Council members who met Friday to discuss current challenges and future needs say the city continues to face issues relating to storm water flooding, increasing cost of electricity, revitalizing downtown, economic development, railroad crossing noise, diversity, transportation, privatizing government services, declining revenue and the level of city services.
But filling the administrator's post with the best qualified person is necessary before those issues can be addressed.
"We have to resolve that issue first before we can actually get into the others because we know there's going to be a change of the guard,'' said Mayor Frank Yanish following the seven-hour work session at the Minn-West Technology Campus.
Council members will host their first round of interviews with six prospective administrator candidates on May 10 and 11, and plan to select two for a second interview on May 24. A representative of the search firm has said background checks will be part of the final interview process.

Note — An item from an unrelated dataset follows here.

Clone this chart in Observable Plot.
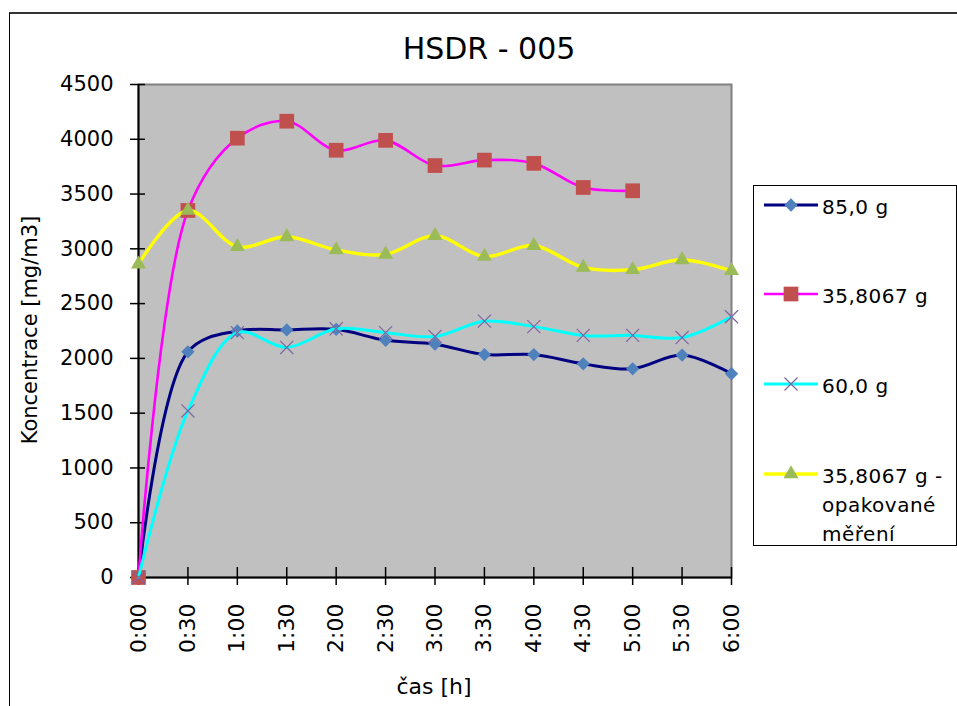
<!DOCTYPE html>
<html>
<head>
<meta charset="utf-8">
<script src="https://cdn.jsdelivr.net/npm/d3@7"></script>
<script src="https://cdn.jsdelivr.net/npm/@observablehq/plot@0.6"></script>
<style>
  body { margin: 0; background: #fff; }
  #wrap { position: relative; width: 957px; height: 706px; overflow: hidden; font-family: "DejaVu Sans", sans-serif; color: #000; }
  #border { position: absolute; left: 9px; top: 12px; width: 1000px; height: 1000px; border-left: 1px solid #000; border-top: 2px solid #333; box-sizing: border-box; }
  #chart { position: absolute; left: 0; top: 0; }
  #title { position: absolute; left: 0; width: 978px; top: 34px; text-align: center; font-size: 30px; line-height: 1; }
  #ytitle { position: absolute; left: 30px; top: 330px; width: 300px; margin-left: -150px; margin-top: -12px; text-align: center; font-size: 21px; line-height: 24px; transform: rotate(-90deg); white-space: nowrap; }
  #xtitle { position: absolute; left: 334px; width: 200px; top: 676px; text-align: center; font-size: 22px; line-height: 1; }
  #legend { position: absolute; left: 753px; top: 185px; width: 204px; height: 361px; border: 1px solid #000; box-sizing: border-box; background: #fff; }
  #legend svg { display: block; }
</style>
</head>
<body>
<div id="wrap">
  <div id="border"></div>
  <div id="chart"></div>
  <div id="title"></div>
  <div id="ytitle"></div>
  <div id="xtitle"></div>
  <div id="legend"></div>
</div>
<script>
// ---- data ----
const chartTitle = "HSDR - 005";
const yTitle = "Koncentrace [mg/m3]";
const xTitle = "čas [h]";
const times = ["0:00","0:30","1:00","1:30","2:00","2:30","3:00","3:30","4:00","4:30","5:00","5:30","6:00"];
const yTicks = [0, 500, 1000, 1500, 2000, 2500, 3000, 3500, 4000, 4500];
const seriesNames = ["85,0 g", "35,8067 g", "60,0 g", "35,8067 g - opakované měření"];
const legendLines = [["85,0 g"], ["35,8067 g"], ["60,0 g"], ["35,8067 g -", "opakované", "měření"]];
const s85 = [0, 2060, 2250, 2260, 2265, 2165, 2130, 2035, 2035, 1950, 1905, 2030, 1860];
const s358 = [0, 3350, 4010, 4165, 3900, 3990, 3760, 3810, 3780, 3560, 3530, null, null];
const s60 = [0, 1520, 2235, 2100, 2270, 2235, 2200, 2340, 2290, 2210, 2210, 2190, 2380];
const s358b = [2860, 3350, 3020, 3110, 2990, 2950, 3120, 2930, 3030, 2830, 2810, 2900, 2800];

// ---- styles ----
const styles = [
  {line: "#000080", width: 3, symbol: "diamond2", r: 6, fill: "#4f81bd", stroke: "none"},
  {line: "#ff00ff", width: 2.6, symbol: "square", r: 8.3, fill: "#c0504d", stroke: "none"},
  {line: "#00ffff", width: 3, symbol: "times", r: 6, fill: "none", stroke: "#8064a2"},
  {line: "#ffff00", width: 3.4, symbol: "triangle", r: 5.6, fill: "#9bbb59", stroke: "none"}
];
const allSeries = [s85, s358, s60, s358b].map((vals, k) => ({
  name: seriesNames[k],
  rows: times.map((t, i) => ({t, v: vals[i]})).filter(d => d.v != null),
  style: styles[k]
}));

const seriesMarks = allSeries.flatMap(s => [
  Plot.line(s.rows, {x: "t", y: "v", stroke: s.style.line, strokeWidth: s.style.width, curve: "catmull-rom"}),
  Plot.dot(s.rows, {x: "t", y: "v", symbol: () => s.style.symbol, r: s.style.r,
    fill: s.style.fill, stroke: s.style.stroke, strokeWidth: 1.2})
]);

const plot = Plot.plot({
  width: 957,
  height: 706,
  marginLeft: 138,
  marginRight: 226,
  marginTop: 84,
  marginBottom: 129,
  style: {background: "transparent", fontFamily: "DejaVu Sans, sans-serif", fontSize: "21px", color: "#000", overflow: "visible"},
  x: {type: "point", domain: times, padding: 0, round: false},
  y: {domain: [0, 4500]},
  symbol: {type: "identity"},
  marks: [
    Plot.frame({fill: "#c0c0c0", stroke: "#808080", strokeWidth: 2}),
    Plot.ruleY([0], {stroke: "#000", strokeWidth: 2}),
    Plot.ruleX([times[0]], {stroke: "#000", strokeWidth: 2}),
    Plot.axisY(yTicks, {tickSize: 15, dx: 7, tickFormat: () => "", label: null, stroke: "#000", strokeWidth: 1.5}),
    Plot.axisY(yTicks, {tickSize: 0, tickPadding: 25, tickFormat: d => String(d), label: null, fontSize: 21, fill: "#000"}),
    Plot.axisX(times, {tickSize: 18, dy: -10, tickFormat: () => "", label: null, stroke: "#000", strokeWidth: 1.5}),
    Plot.axisX(times, {tickSize: 0, tickPadding: 26, tickRotate: -90, label: null, fontSize: 22, fill: "#000"}),
    ...seriesMarks
  ]
});
document.getElementById("chart").appendChild(plot);

document.getElementById("title").textContent = chartTitle;
document.getElementById("ytitle").textContent = yTitle;
document.getElementById("xtitle").textContent = xTitle;

// ---- legend ----
const symbolMap = {diamond2: d3.symbolDiamond2, square: d3.symbolSquare, times: d3.symbolTimes, triangle: d3.symbolTriangle};
const leg = d3.select("#legend").append("svg").attr("width", 202).attr("height", 359);
const entryY = [19, 108, 198, 288];
allSeries.forEach((s, k) => {
  const y = entryY[k];
  const g = leg.append("g").attr("transform", `translate(0,${y})`);
  g.append("line").attr("x1", 10).attr("x2", 64).attr("y1", 0).attr("y2", 0)
    .attr("stroke", s.style.line).attr("stroke-width", s.style.width);
  g.append("path").attr("transform", "translate(37,0)")
    .attr("d", d3.symbol(symbolMap[s.style.symbol], Math.PI * s.style.r * s.style.r)())
    .attr("fill", s.style.fill).attr("stroke", s.style.stroke).attr("stroke-width", 1.2);
  legendLines[k].forEach((txt, j) => {
    g.append("text").attr("x", 68).attr("y", 9 + j * 29)
      .attr("font-family", "DejaVu Sans, sans-serif").attr("font-size", 20)
      .attr("letter-spacing", "0.5px").attr("fill", "#000").text(txt);
  });
});
</script>
</body>
</html>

All eight council members, plus department heads, met with David Unmacht, director of organizational management and human resources group at Springsted Inc. of St. Paul. They discussed immediate and long-term goals and priorities, strategies and ideas on how to move forward with results from the work session.

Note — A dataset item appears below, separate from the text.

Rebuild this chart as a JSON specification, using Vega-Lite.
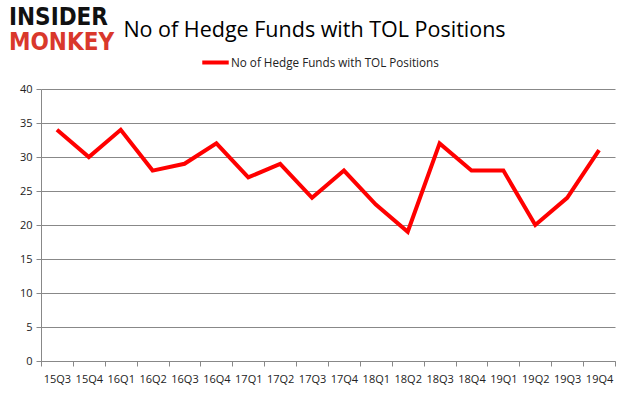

The council has these goal-setting work sessions every two years after a general election.
Yanish, who attended his first planning session as mayor, said unity has been an issue on the council. Council members and staff spent some time discussing the unity issue. The council has had some split votes on controversial issues.
"Yes, it has been an issue,'' Yanish said. "I'm a firm believer in disagreeing. That's a good thing, but we have to civilly disagree in order to get things done.''
Unmacht, who has more than 26 years of local government management experience, said his purpose was to help the council and staff talk and work through various issues and stimulate discussion related to those issues, to probe some of the details and help develop a work plan.
Unmacht said he thought the council and staff did a nice job of putting issues on the table. Unmacht said members realize they have many ongoing day-to-day challenges.
He said the most successful cities are organized and prioritized because money is tight, people are strapped and resources are constrained.
"So you can't be all things to all people anymore. What city councils are doing is saying we know we have to deliver these basic services and they're all doing that. But we also know that we have to invest in certain other things and that's really what today was about: what are those things,'' Unmacht said.